(Records to process):
*****

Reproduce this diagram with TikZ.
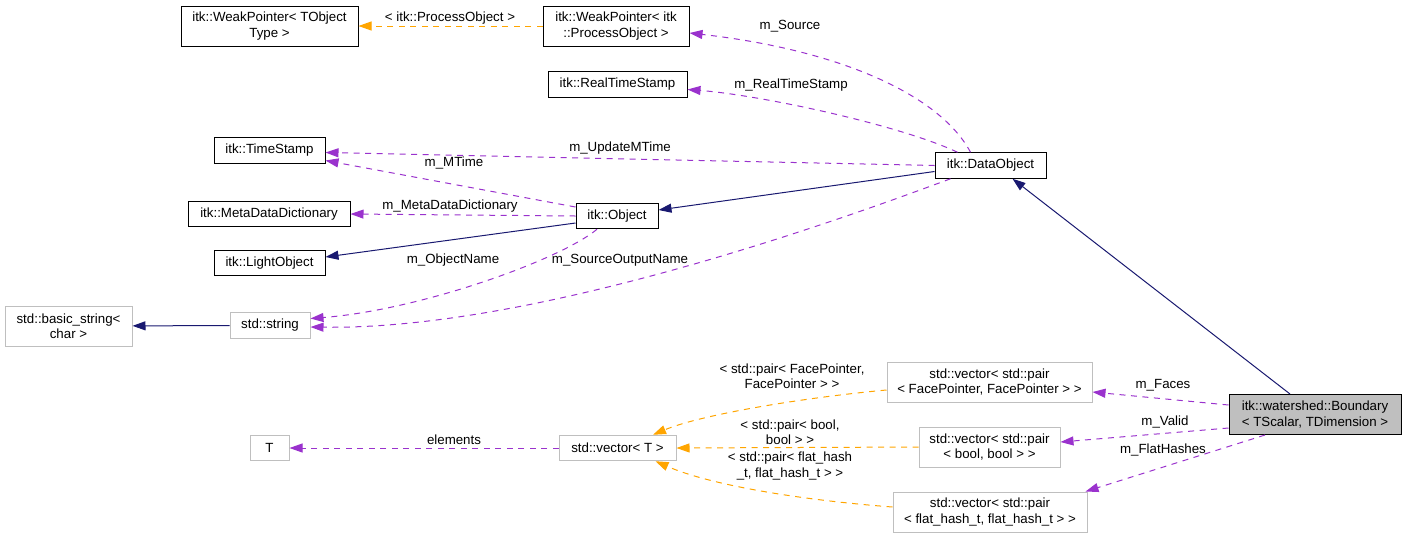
\documentclass[tikz,border=0pt]{standalone}
\usepackage{fontspec}
\setmainfont{Liberation Sans}
\usepackage{xcolor}
\usepackage{tikz}
\usetikzlibrary{arrows.meta}
\definecolor{NavyEdge}{HTML}{191970}
\definecolor{MemberEdge}{HTML}{9A32CD}
\definecolor{TmplEdge}{HTML}{FFA500}
\definecolor{ExtGray}{HTML}{BFBFBF}
\tikzset{
  cls/.style={draw=black,line width=1pt,fill=white,inner sep=0pt,align=center,
              minimum height=25.5pt},
  ext/.style={cls,draw=ExtGray},
  cur/.style={cls,fill=ExtGray},
  twoline/.style={minimum height=40pt},
  inh/.style={-{Triangle[length=13pt,width=9pt]},line width=1pt,NavyEdge},
  mem/.style={-{Triangle[length=13pt,width=9pt]},line width=1pt,MemberEdge,
              dash pattern=on 6pt off 5.5pt},
  tmpl/.style={-{Triangle[length=13pt,width=9pt]},line width=1pt,TmplEdge,
               dash pattern=on 6pt off 5.5pt},
  lbl/.style={inner sep=0pt,align=center},
}

\begin{document}
\begin{tikzpicture}[x=1pt,y=-1pt,font=\fontsize{13.3}{15.5}\selectfont]
  \useasboundingbox (0,0) rectangle (1407,539);

  % classes
  \node[cls,twoline,minimum width=177pt] (WPT)  at (269.5,26)  {itk::WeakPointer< TObject\\Type >};
  \node[cls,twoline,minimum width=146pt] (WPPO) at (616,26)    {itk::WeakPointer< itk\\::ProcessObject >};
  \node[cls,minimum width=139pt]         (RTS)  at (617.5,84.5){itk::RealTimeStamp};
  \node[cls,minimum width=111pt]         (TS)   at (269.5,150.5){itk::TimeStamp};
  \node[cls,minimum width=111pt]         (DO)   at (990.5,165.5){itk::DataObject};
  \node[cls,minimum width=162pt]         (MDD)  at (269,214)   {itk::MetaDataDictionary};
  \node[cls,minimum width=82pt]          (Obj)  at (617,216)   {itk::Object};
  \node[cls,minimum width=111pt]         (LO)   at (269.5,263) {itk::LightObject};
  \node[ext,twoline,minimum width=127pt] (BS)   at (68.5,326)  {std::basic\_string<\\char >};
  \node[ext,minimum width=80pt]          (Str)  at (270,325.5) {std::string};
  \node[ext,twoline,minimum width=205pt] (VFF)  at (989.5,382) {std::vector< std::pair\\< FacePointer, FacePointer > >};
  \node[cur,twoline,minimum width=172pt] (Bnd)  at (1315,414.5){itk::watershed::Boundary\\< TScalar, TDimension >};
  \node[ext,minimum width=39pt]          (T)    at (269.5,448) {T};
  \node[ext,minimum width=117pt]         (VT)   at (617.5,448) {std::vector< T >};
  \node[ext,twoline,minimum width=141pt] (VBB)  at (989.5,447) {std::vector< std::pair\\< bool, bool > >};
  \node[ext,twoline,minimum width=194pt] (VFH)  at (990,512)   {std::vector< std::pair\\< flat\_hash\_t, flat\_hash\_t > >};

  % inheritance
  \draw[inh] ([yshift=-6pt]DO.west) -- ([yshift=6pt]Obj.east);
  \draw[inh] ([yshift=-7pt]Obj.west) -- ([yshift=6pt]LO.east);
  \draw[inh] (Str) -- (BS);
  \draw[inh] ([xshift=-25pt]Bnd.north) -- ([xshift=22pt]DO.south);

  % members
  \draw[mem] ([xshift=-20pt]DO.north) .. controls (940,95) and (840,50) .. ([yshift=-7pt]WPPO.east);
  \draw[mem] ([xshift=-33pt]DO.north) .. controls (900,125) and (760,95) .. ([yshift=-5pt]RTS.east);
  \draw[mem] (DO.west) -- ([yshift=-2pt]TS.east);
  \draw[mem] ([yshift=9pt]Obj.west) -- ([yshift=-10pt]TS.east);
  \draw[mem] (Obj.west) -- (MDD.east);
  \draw[mem] ([xshift=-20pt]Obj.south) .. controls (560,260) and (420,310) .. ([yshift=7pt]Str.east);
  \draw[mem] ([xshift=-40pt]DO.south) .. controls (800,235) and (520,330) .. ([yshift=-1.5pt]Str.east);
  \draw[mem] ([yshift=9.5pt]Bnd.west) -- ([yshift=-10pt]VFF.east);
  \draw[mem] ([yshift=-13.5pt]Bnd.west) -- ([yshift=5pt]VBB.east);
  \draw[mem] ([xshift=-50pt]Bnd.south) -- ([xshift=-2pt]VFH.north east);
  \draw[mem] (VT) -- (T);

  % template instances
  \draw[tmpl] (WPPO) -- (WPT);
  \draw[tmpl] ([yshift=-8pt]VFF.west) .. controls (800,398) and (700,415) .. ([xshift=35.5pt]VT.north);
  \draw[tmpl] (VBB.west) -- (VT.east);
  \draw[tmpl] ([yshift=5pt]VFH.west) .. controls (800,500) and (710,485) .. ([xshift=38pt]VT.south);

  % labels
  \node[lbl] (lPO)    at (450,18)  {< itk::ProcessObject >};
  \node[lbl] (lSrc)   at (790,26)  {m\_Source};
  \node[lbl] (lRTS)   at (791,85)  {m\_RealTimeStamp};
  \node[lbl] (lUMT)   at (620,148) {m\_UpdateMTime};
  \node[lbl] (lMT)    at (454,163) {m\_MTime};
  \node[lbl] (lMDD)   at (450,206) {m\_MetaDataDictionary};
  \node[lbl] (lON)    at (453,260) {m\_ObjectName};
  \node[lbl] (lSON)   at (620,260) {m\_SourceOutputName};
  \node[lbl] (lFac)   at (1163,385){m\_Faces};
  \node[lbl] (lVal)   at (1165,422){m\_Valid};
  \node[lbl] (lFH)    at (1163,450){m\_FlatHashes};
  \node[lbl] (lEl)    at (454,440) {elements};
  \node[lbl] (lPFP)   at (792,376) {< std::pair< FacePointer,\\FacePointer > >};
  \node[lbl] (lPB)    at (790,432) {< std::pair< bool,\\bool > >};
  \node[lbl] (lPFH)   at (790,466) {< std::pair< flat\_hash\\\_t, flat\_hash\_t > >};
\end{tikzpicture}
\end{document}
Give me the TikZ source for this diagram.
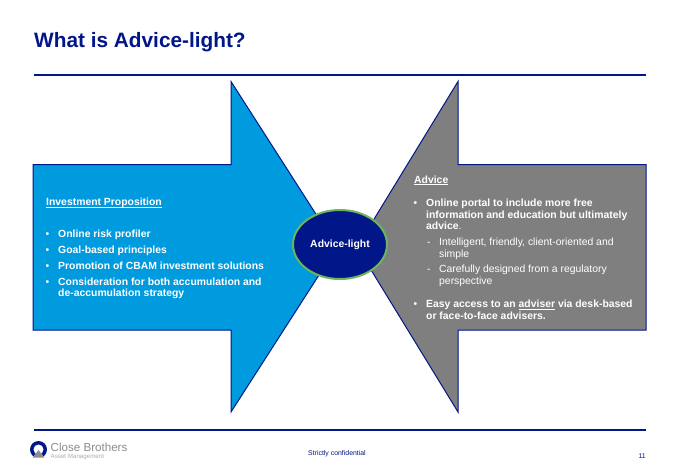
\documentclass[tikz,border=0pt]{standalone}
\usepackage{fontspec}
\setmainfont{Liberation Sans}
\usetikzlibrary{shapes.geometric}
\definecolor{navy}{HTML}{001689}
\definecolor{skyblue}{HTML}{009ADE}
\definecolor{midgrey}{HTML}{7F7F7F}
\definecolor{ringgreen}{HTML}{6CB55A}
\definecolor{logogrey}{HTML}{8C8C8C}
\newcommand{\ul}[1]{\underline{\smash{#1}}}
\tikzset{
  rulebar/.style={draw=navy, line width=2pt},
  bigarrow/.style={draw=navy, line width=1pt, line join=miter},
  bodytext/.style={anchor=north west, inner sep=0pt, text=white, font=\fontsize{10.4}{11.4}\selectfont\bfseries, align=left},
  subtext/.style={bodytext, font=\fontsize{10.4}{11.4}\selectfont},
  headtext/.style={anchor=base west, inner sep=0pt, text=white, font=\fontsize{10.4}{11.4}\selectfont\bfseries},
  dot/.style={anchor=base west, inner sep=0pt, text=white, font=\fontsize{10.4}{11}\selectfont},
  dashmark/.style={anchor=base west, inner sep=0pt, text=white, font=\fontsize{10.4}{11.4}\selectfont},
  footnote/.style={inner sep=0pt, text=navy, font=\fontsize{6.9}{9}\selectfont},
}
\begin{document}
\begin{tikzpicture}[x=1pt, y=-1pt]
  \useasboundingbox (0, 0) rectangle (680, 471);
  \fill[white] (0, 0) rectangle (680, 471);
  % title and rules
  \node[anchor=base west, inner sep=0pt, text=navy, font=\fontsize{20.8}{24}\selectfont\bfseries] (title) at (34, 47) {What is Advice-light?};
  \draw[rulebar] (34, 74.5) -- (646, 74.5);
  \draw[rulebar] (34, 430) -- (646, 430);
  % arrows
  \draw[bigarrow, fill=skyblue] (33, 164.5) -- (231, 164.5) -- (231, 81.5) -- (337, 247) -- (231, 412) -- (231, 330) -- (33, 330) -- cycle;
  \draw[bigarrow, fill=midgrey] (646, 164.5) -- (458, 164.5) -- (458, 81.5) -- (357, 247) -- (458, 412) -- (458, 330) -- (646, 330) -- cycle;
  \node[ellipse, draw=ringgreen, line width=2pt, fill=navy, minimum width=94pt, minimum height=69pt, inner sep=0pt, text=white, font=\fontsize{10.4}{12}\selectfont\bfseries] (centre) at (340, 244.5) {Advice-light};
  % left text
  \node[headtext] (invhead) at (46, 205.5) {\ul{Investment Proposition}};
  \node[dot] (dot1) at (45.5, 237.5) {•};
  \node[bodytext] (inv1) at (58, 230) {Online risk profiler};
  \node[dot] (dot2) at (45.5, 253.5) {•};
  \node[bodytext] (inv2) at (58, 246) {Goal-based principles};
  \node[dot] (dot3) at (45.5, 269.5) {•};
  \node[bodytext] (inv3) at (58, 262) {Promotion of CBAM investment solutions};
  \node[dot] (dot4) at (45.5, 285) {•};
  \node[bodytext] (inv4) at (58, 277.5) {Consideration for both accumulation and\\de-accumulation strategy};
  % right text
  \node[headtext] (advhead) at (414, 183) {\ul{Advice}};
  \node[dot] (dot5) at (413.5, 206.5) {•};
  \node[bodytext] (adv1) at (426, 199) {Online portal to include more free\\information and education but ultimately\\advice\textmd{.}};
  \node[dashmark] (dash1) at (427, 245.5) {-};
  \node[subtext] (adv2) at (439, 238) {Intelligent, friendly, client-oriented and\\simple};
  \node[dashmark] (dash2) at (427, 272.5) {-};
  \node[subtext] (adv3) at (439, 265) {Carefully designed from a regulatory\\perspective};
  \node[dot] (dot6) at (413.5, 307.5) {•};
  \node[bodytext] (adv4) at (426, 300) {Easy access to an \ul{adviser} via desk-based\\or face-to-face advisers.};
  % footer
  \fill[navy] (38.5, 449.5) circle (8.5);
  \fill[white] (38.5, 449.5) circle (5);
  \fill[white] (32, 459) -- (38.5, 449.5) -- (45, 459) -- cycle;
  \fill[logogrey] (32.5, 457.7) -- (38.5, 450) -- (44.5, 457.7) -- cycle;
  \node[anchor=base west, inner sep=0pt, text=logogrey, font=\fontsize{11.6}{14}\selectfont] (brand) at (50.5, 451.7) {Close Brothers};
  \node[anchor=base west, inner sep=0pt, text=logogrey!70, font=\fontsize{6.2}{8}\selectfont] (brandsub) at (50.5, 458.3) {Asset Management};
  \node[footnote, anchor=base] (conf) at (337, 455) {Strictly confidential};
  \node[footnote, anchor=base east] (page) at (646, 458) {11};
\end{tikzpicture}
\end{document}
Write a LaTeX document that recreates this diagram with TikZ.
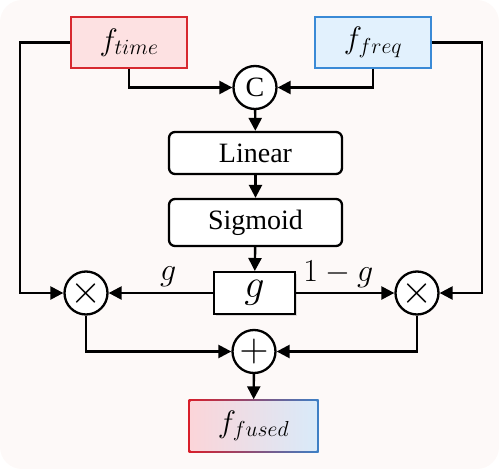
\RequirePackage{fix-cm}
\documentclass[tikz,border=0pt]{standalone}
\usepackage{fontspec}
\setmainfont{Liberation Serif}
\usetikzlibrary{arrows.meta,shadows}
\definecolor{bgc}{HTML}{FDF9F8}
\definecolor{timefill}{HTML}{FDE1E2}
\definecolor{timeline}{HTML}{D7282F}
\definecolor{freqfill}{HTML}{E2F1FD}
\definecolor{freqline}{HTML}{3A8AD6}
\definecolor{fusedL}{HTML}{FBD5D9}
\definecolor{fusedR}{HTML}{D9EAF9}
\definecolor{fusedLline}{HTML}{D81E2A}
\definecolor{fusedRline}{HTML}{3D80C6}
\tikzset{
  fbox/.style={draw, minimum width=116pt, minimum height=51pt, inner sep=0pt, line width=1.3pt},
  opnode/.style={circle, draw, fill=white, minimum size=43pt, inner sep=0pt, line width=2.3pt},
  blk/.style={draw, fill=white, rounded corners=6pt, minimum width=173pt, line width=2.3pt, inner sep=0pt},
  conn/.style={line width=2.4pt, -{Triangle[length=13pt,width=13pt]}},
  bigtext/.style={font=\fontsize{28}{32}\selectfont},
  ftext/.style={font=\fontsize{31}{34}\selectfont},
}
\begin{document}
\begin{tikzpicture}[x=1pt,y=-1pt]
\useasboundingbox (0,0) rectangle (499,469);
\fill[bgc, rounded corners=22pt] (0,0) rectangle (499,469);

\node[fbox, fill=timefill, draw=timeline, ftext] (ftime) at (129,42.5) {$f_{time}$};
\node[fbox, fill=freqfill, draw=freqline, ftext] (ffreq) at (373,42.5) {$f_{freq}$};
\node[opnode, bigtext] (C) at (255,87.5) {C};
\node[blk, minimum height=42pt, bigtext] (lin) at (255.5,153) {Linear};
\node[blk, minimum height=47pt, bigtext] (sig) at (255.5,222.5) {Sigmoid};
\node[draw, fill=white, line width=2pt, minimum width=81pt, minimum height=42pt, inner sep=0pt,
      drop shadow={shadow xshift=1.5pt, shadow yshift=-1.5pt, opacity=0.25},
      font=\fontsize{40}{42}\selectfont] (g) at (254.5,293) {$g$};
\node[opnode, font=\fontsize{40}{40}\selectfont] (mulL) at (86,293) {$\times$};
\node[opnode, font=\fontsize{40}{40}\selectfont] (mulR) at (417,293) {$\times$};
\node[opnode, font=\fontsize{40}{40}\selectfont] (plus) at (254,351.5) {$+$};
\node[minimum width=130pt, minimum height=53pt, inner sep=0pt, left color=fusedLline, right color=fusedRline] (ffusedO) at (253.5,426) {};
\node[minimum width=126pt, minimum height=49pt, inner sep=0pt, left color=fusedL, right color=fusedR, ftext] (ffused) at (253.5,426) {$f_{fused}$};

\coordinate (lb) at (20,293);
\coordinate (rb) at (482,293);

\draw[conn] (ftime.south) |- (C.west);
\draw[conn] (ffreq.south) |- (C.east);
\draw[conn] (C) -- (lin);
\draw[conn] (lin) -- (sig);
\draw[conn] (sig) -- (g);
\draw[conn] (ftime.west) -- (ftime.west -| lb) -- (lb) -- (mulL.west);
\draw[conn] (ffreq.east) -- (ffreq.east -| rb) -- (rb) -- (mulR.east);
\draw[conn] (g.west) -- node[pos=0.43, above=2pt, font=\fontsize{32}{34}\selectfont] {$g$} (mulL.east);
\draw[conn] (g.east) -- node[pos=0.43, above=1pt, font=\fontsize{32}{34}\selectfont] {$1-g$} (mulR.west);
\draw[conn] (mulL.south) |- (plus.west);
\draw[conn] (mulR.south) |- (plus.east);
\draw[conn] (plus) -- (ffusedO);
\end{tikzpicture}
\end{document}
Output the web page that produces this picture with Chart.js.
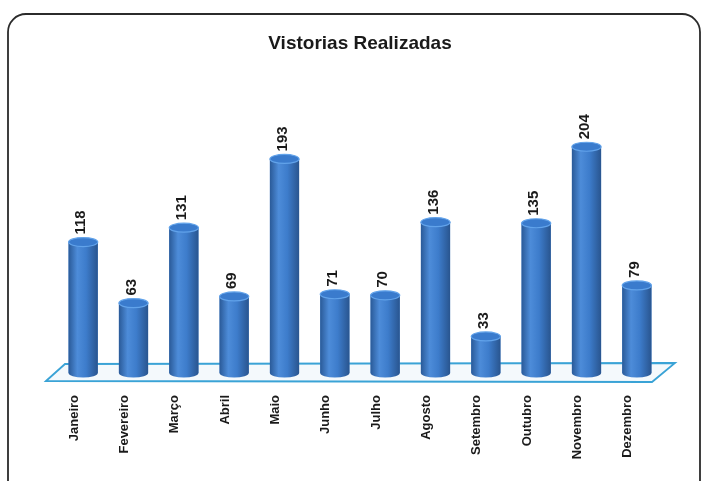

*****

(Task goal): Gather each line in the entries above where the string "this" is found.

(Written answer):
Reproduce this diagram with TikZ.
Give me the TikZ source for this diagram.
Write a LaTeX document that recreates this diagram with TikZ.
Output the web page that produces this picture with Chart.js.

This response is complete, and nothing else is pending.